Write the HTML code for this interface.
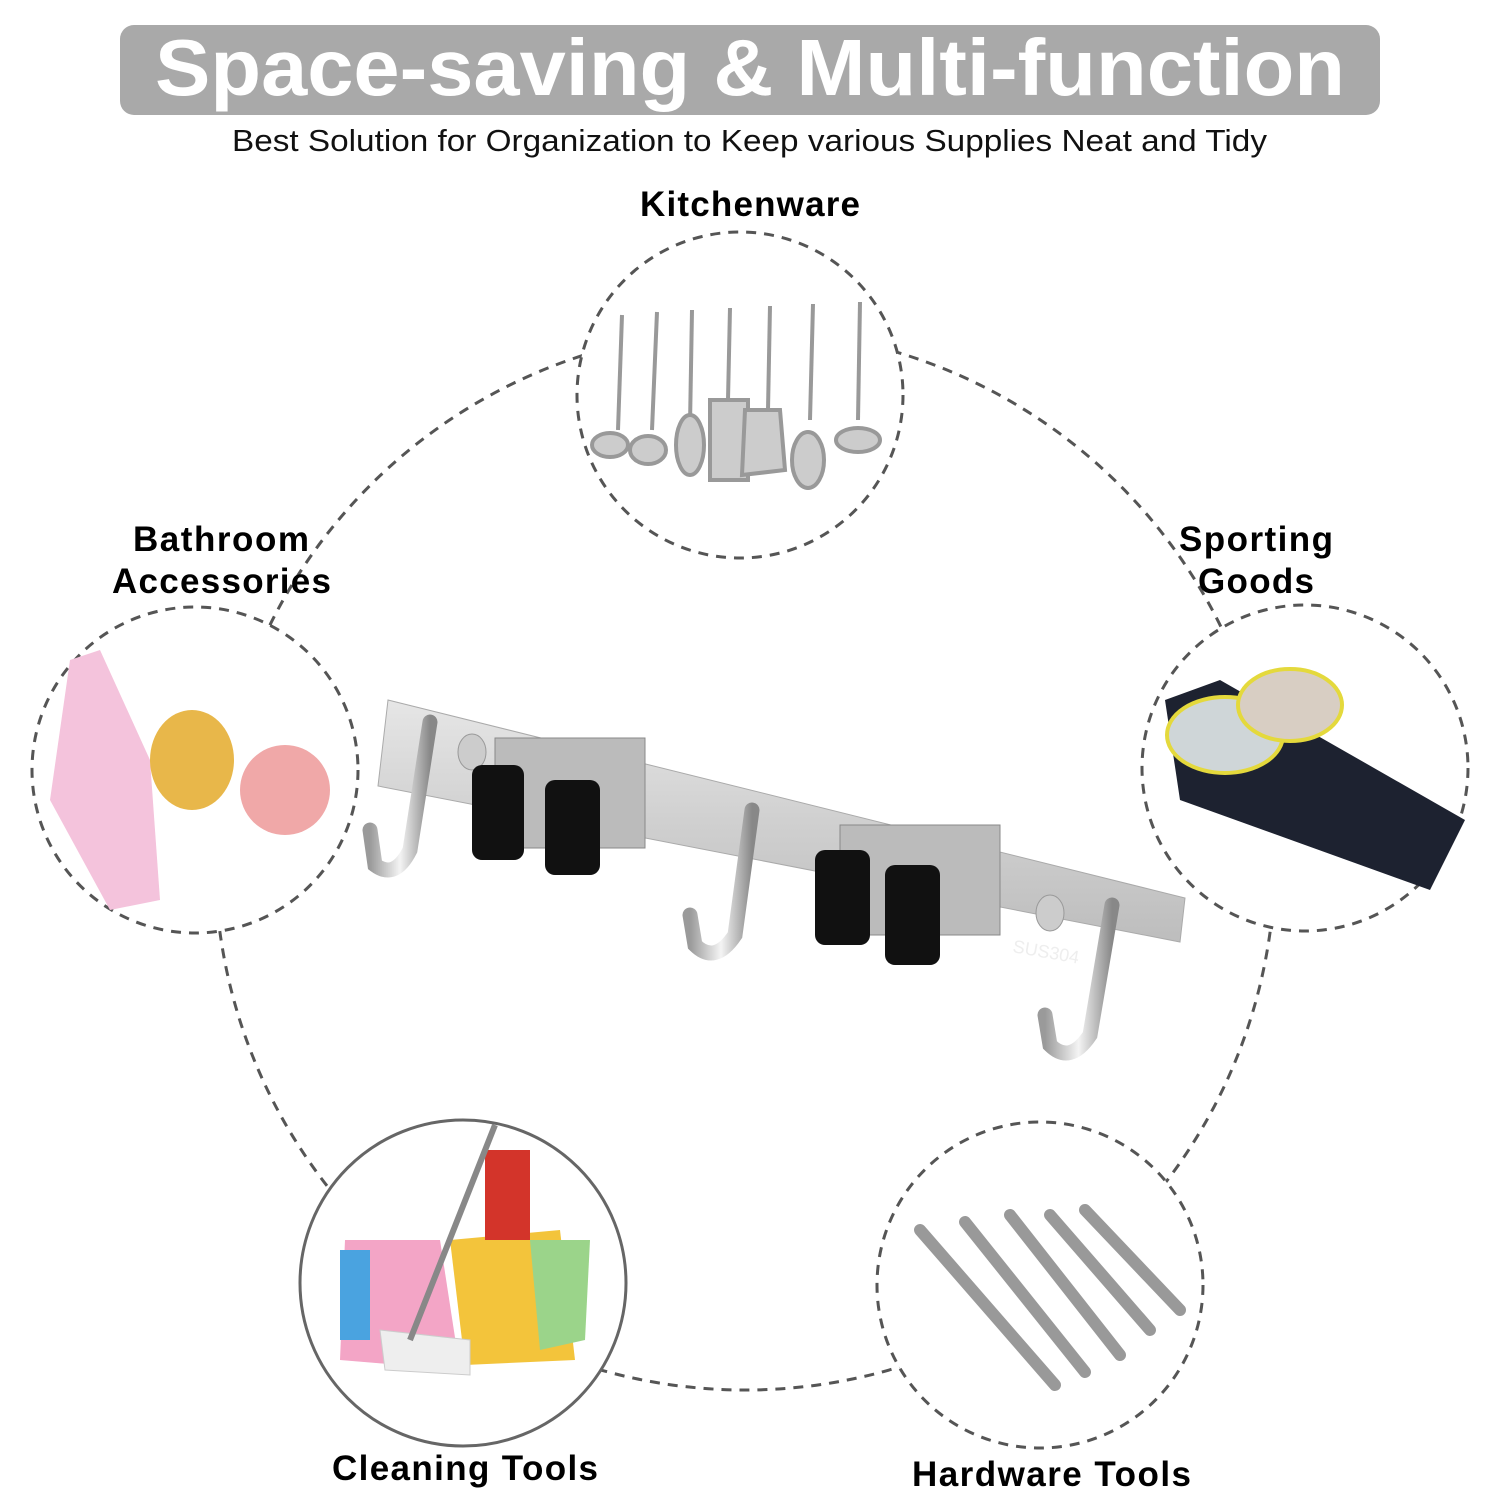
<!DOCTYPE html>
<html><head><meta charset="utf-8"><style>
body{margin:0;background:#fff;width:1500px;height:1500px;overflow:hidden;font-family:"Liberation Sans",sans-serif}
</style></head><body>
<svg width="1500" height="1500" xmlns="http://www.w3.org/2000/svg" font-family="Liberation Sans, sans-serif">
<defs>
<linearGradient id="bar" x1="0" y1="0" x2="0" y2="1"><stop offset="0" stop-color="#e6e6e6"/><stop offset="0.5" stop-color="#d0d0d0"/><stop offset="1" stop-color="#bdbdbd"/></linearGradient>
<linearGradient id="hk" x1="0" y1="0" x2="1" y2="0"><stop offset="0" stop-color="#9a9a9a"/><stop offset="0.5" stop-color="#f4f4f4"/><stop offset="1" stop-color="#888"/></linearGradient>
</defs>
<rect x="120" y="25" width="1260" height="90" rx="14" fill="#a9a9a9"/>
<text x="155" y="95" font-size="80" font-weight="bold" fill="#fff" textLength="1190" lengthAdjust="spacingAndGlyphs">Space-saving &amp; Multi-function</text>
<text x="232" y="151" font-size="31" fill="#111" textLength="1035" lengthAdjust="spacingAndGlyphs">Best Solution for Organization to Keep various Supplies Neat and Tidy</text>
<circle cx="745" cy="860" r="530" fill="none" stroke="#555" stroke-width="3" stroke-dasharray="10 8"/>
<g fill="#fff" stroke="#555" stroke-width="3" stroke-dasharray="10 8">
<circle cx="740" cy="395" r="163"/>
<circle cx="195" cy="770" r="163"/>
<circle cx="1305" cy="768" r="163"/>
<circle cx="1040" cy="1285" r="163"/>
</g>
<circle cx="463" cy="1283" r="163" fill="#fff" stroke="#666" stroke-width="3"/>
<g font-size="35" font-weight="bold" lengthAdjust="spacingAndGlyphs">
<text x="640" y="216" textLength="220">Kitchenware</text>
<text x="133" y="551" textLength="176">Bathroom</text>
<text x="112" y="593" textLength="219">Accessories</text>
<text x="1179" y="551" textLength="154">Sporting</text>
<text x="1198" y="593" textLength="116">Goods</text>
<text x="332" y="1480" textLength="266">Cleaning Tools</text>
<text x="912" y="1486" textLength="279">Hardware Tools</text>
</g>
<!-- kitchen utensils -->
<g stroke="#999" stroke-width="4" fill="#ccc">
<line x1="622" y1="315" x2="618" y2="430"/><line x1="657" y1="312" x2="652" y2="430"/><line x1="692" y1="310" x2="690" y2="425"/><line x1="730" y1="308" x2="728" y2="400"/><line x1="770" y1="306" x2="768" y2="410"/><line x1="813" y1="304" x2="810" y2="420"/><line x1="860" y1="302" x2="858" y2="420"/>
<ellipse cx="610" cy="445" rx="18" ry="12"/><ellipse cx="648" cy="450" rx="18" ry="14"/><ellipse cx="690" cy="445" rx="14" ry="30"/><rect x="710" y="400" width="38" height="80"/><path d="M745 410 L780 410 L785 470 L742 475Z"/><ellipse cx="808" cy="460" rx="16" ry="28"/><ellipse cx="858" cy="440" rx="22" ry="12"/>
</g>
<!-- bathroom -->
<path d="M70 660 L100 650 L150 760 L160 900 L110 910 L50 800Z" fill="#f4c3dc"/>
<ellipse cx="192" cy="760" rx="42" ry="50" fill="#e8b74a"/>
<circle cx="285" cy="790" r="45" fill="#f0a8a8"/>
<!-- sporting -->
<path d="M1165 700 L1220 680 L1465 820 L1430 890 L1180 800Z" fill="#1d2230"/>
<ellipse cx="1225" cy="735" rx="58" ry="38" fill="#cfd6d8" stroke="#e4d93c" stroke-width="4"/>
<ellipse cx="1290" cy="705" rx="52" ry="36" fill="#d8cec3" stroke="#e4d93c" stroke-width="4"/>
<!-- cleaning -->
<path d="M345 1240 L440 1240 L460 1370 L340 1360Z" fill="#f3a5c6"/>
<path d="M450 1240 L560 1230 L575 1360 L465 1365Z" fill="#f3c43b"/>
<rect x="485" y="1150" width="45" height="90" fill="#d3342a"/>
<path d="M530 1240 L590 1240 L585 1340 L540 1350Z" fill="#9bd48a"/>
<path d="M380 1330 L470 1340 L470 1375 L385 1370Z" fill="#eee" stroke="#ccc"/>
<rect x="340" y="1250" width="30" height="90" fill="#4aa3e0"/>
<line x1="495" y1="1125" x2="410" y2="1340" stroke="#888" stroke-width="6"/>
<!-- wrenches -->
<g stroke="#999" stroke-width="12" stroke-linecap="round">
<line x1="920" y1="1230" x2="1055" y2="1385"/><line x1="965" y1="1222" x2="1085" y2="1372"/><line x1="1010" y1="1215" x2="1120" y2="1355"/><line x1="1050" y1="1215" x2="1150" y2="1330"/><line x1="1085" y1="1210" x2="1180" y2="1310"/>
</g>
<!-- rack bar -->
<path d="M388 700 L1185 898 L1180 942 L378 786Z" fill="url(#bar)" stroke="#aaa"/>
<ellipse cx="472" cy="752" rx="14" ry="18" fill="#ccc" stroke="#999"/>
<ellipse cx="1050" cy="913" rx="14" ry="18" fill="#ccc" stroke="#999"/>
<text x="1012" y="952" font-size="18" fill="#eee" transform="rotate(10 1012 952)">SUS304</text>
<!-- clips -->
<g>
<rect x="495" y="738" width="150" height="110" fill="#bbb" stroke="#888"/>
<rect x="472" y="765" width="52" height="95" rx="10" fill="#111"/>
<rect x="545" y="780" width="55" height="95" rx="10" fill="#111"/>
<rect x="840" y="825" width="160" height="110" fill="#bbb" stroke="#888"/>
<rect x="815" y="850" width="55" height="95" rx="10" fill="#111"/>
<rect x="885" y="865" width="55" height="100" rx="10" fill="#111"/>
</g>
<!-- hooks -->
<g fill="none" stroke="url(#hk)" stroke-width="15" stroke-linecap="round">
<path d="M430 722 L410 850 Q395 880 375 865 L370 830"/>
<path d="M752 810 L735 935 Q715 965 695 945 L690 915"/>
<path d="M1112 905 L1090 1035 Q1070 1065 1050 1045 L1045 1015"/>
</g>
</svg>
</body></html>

=======

TASK DESCRIPTION
Pictures in the data above should not be copied; transcribe everything else exactly.

COMPLETE ANSWER
Write the HTML code for this interface.
<!DOCTYPE html>
<html><head><meta charset="utf-8"><style>
body{margin:0;background:#fff;width:1500px;height:1500px;overflow:hidden;font-family:"Liberation Sans",sans-serif}
</style></head><body>
<svg width="1500" height="1500" xmlns="http://www.w3.org/2000/svg" font-family="Liberation Sans, sans-serif">
<defs>
<linearGradient id="bar" x1="0" y1="0" x2="0" y2="1"><stop offset="0" stop-color="#e6e6e6"/><stop offset="0.5" stop-color="#d0d0d0"/><stop offset="1" stop-color="#bdbdbd"/></linearGradient>
<linearGradient id="hk" x1="0" y1="0" x2="1" y2="0"><stop offset="0" stop-color="#9a9a9a"/><stop offset="0.5" stop-color="#f4f4f4"/><stop offset="1" stop-color="#888"/></linearGradient>
</defs>
<rect x="120" y="25" width="1260" height="90" rx="14" fill="#a9a9a9"/>
<text x="155" y="95" font-size="80" font-weight="bold" fill="#fff" textLength="1190" lengthAdjust="spacingAndGlyphs">Space-saving &amp; Multi-function</text>
<text x="232" y="151" font-size="31" fill="#111" textLength="1035" lengthAdjust="spacingAndGlyphs">Best Solution for Organization to Keep various Supplies Neat and Tidy</text>
<circle cx="745" cy="860" r="530" fill="none" stroke="#555" stroke-width="3" stroke-dasharray="10 8"/>
<g fill="#fff" stroke="#555" stroke-width="3" stroke-dasharray="10 8">
<circle cx="740" cy="395" r="163"/>
<circle cx="195" cy="770" r="163"/>
<circle cx="1305" cy="768" r="163"/>
<circle cx="1040" cy="1285" r="163"/>
</g>
<circle cx="463" cy="1283" r="163" fill="#fff" stroke="#666" stroke-width="3"/>
<g font-size="35" font-weight="bold" lengthAdjust="spacingAndGlyphs">
<text x="640" y="216" textLength="220">Kitchenware</text>
<text x="133" y="551" textLength="176">Bathroom</text>
<text x="112" y="593" textLength="219">Accessories</text>
<text x="1179" y="551" textLength="154">Sporting</text>
<text x="1198" y="593" textLength="116">Goods</text>
<text x="332" y="1480" textLength="266">Cleaning Tools</text>
<text x="912" y="1486" textLength="279">Hardware Tools</text>
</g>
<!-- kitchen utensils -->
<g stroke="#999" stroke-width="4" fill="#ccc">
<line x1="622" y1="315" x2="618" y2="430"/><line x1="657" y1="312" x2="652" y2="430"/><line x1="692" y1="310" x2="690" y2="425"/><line x1="730" y1="308" x2="728" y2="400"/><line x1="770" y1="306" x2="768" y2="410"/><line x1="813" y1="304" x2="810" y2="420"/><line x1="860" y1="302" x2="858" y2="420"/>
<ellipse cx="610" cy="445" rx="18" ry="12"/><ellipse cx="648" cy="450" rx="18" ry="14"/><ellipse cx="690" cy="445" rx="14" ry="30"/><rect x="710" y="400" width="38" height="80"/><path d="M745 410 L780 410 L785 470 L742 475Z"/><ellipse cx="808" cy="460" rx="16" ry="28"/><ellipse cx="858" cy="440" rx="22" ry="12"/>
</g>
<!-- bathroom -->
<path d="M70 660 L100 650 L150 760 L160 900 L110 910 L50 800Z" fill="#f4c3dc"/>
<ellipse cx="192" cy="760" rx="42" ry="50" fill="#e8b74a"/>
<circle cx="285" cy="790" r="45" fill="#f0a8a8"/>
<!-- sporting -->
<path d="M1165 700 L1220 680 L1465 820 L1430 890 L1180 800Z" fill="#1d2230"/>
<ellipse cx="1225" cy="735" rx="58" ry="38" fill="#cfd6d8" stroke="#e4d93c" stroke-width="4"/>
<ellipse cx="1290" cy="705" rx="52" ry="36" fill="#d8cec3" stroke="#e4d93c" stroke-width="4"/>
<!-- cleaning -->
<path d="M345 1240 L440 1240 L460 1370 L340 1360Z" fill="#f3a5c6"/>
<path d="M450 1240 L560 1230 L575 1360 L465 1365Z" fill="#f3c43b"/>
<rect x="485" y="1150" width="45" height="90" fill="#d3342a"/>
<path d="M530 1240 L590 1240 L585 1340 L540 1350Z" fill="#9bd48a"/>
<path d="M380 1330 L470 1340 L470 1375 L385 1370Z" fill="#eee" stroke="#ccc"/>
<rect x="340" y="1250" width="30" height="90" fill="#4aa3e0"/>
<line x1="495" y1="1125" x2="410" y2="1340" stroke="#888" stroke-width="6"/>
<!-- wrenches -->
<g stroke="#999" stroke-width="12" stroke-linecap="round">
<line x1="920" y1="1230" x2="1055" y2="1385"/><line x1="965" y1="1222" x2="1085" y2="1372"/><line x1="1010" y1="1215" x2="1120" y2="1355"/><line x1="1050" y1="1215" x2="1150" y2="1330"/><line x1="1085" y1="1210" x2="1180" y2="1310"/>
</g>
<!-- rack bar -->
<path d="M388 700 L1185 898 L1180 942 L378 786Z" fill="url(#bar)" stroke="#aaa"/>
<ellipse cx="472" cy="752" rx="14" ry="18" fill="#ccc" stroke="#999"/>
<ellipse cx="1050" cy="913" rx="14" ry="18" fill="#ccc" stroke="#999"/>
<text x="1012" y="952" font-size="18" fill="#eee" transform="rotate(10 1012 952)">SUS304</text>
<!-- clips -->
<g>
<rect x="495" y="738" width="150" height="110" fill="#bbb" stroke="#888"/>
<rect x="472" y="765" width="52" height="95" rx="10" fill="#111"/>
<rect x="545" y="780" width="55" height="95" rx="10" fill="#111"/>
<rect x="840" y="825" width="160" height="110" fill="#bbb" stroke="#888"/>
<rect x="815" y="850" width="55" height="95" rx="10" fill="#111"/>
<rect x="885" y="865" width="55" height="100" rx="10" fill="#111"/>
</g>
<!-- hooks -->
<g fill="none" stroke="url(#hk)" stroke-width="15" stroke-linecap="round">
<path d="M430 722 L410 850 Q395 880 375 865 L370 830"/>
<path d="M752 810 L735 935 Q715 965 695 945 L690 915"/>
<path d="M1112 905 L1090 1035 Q1070 1065 1050 1045 L1045 1015"/>
</g>
</svg>
</body></html>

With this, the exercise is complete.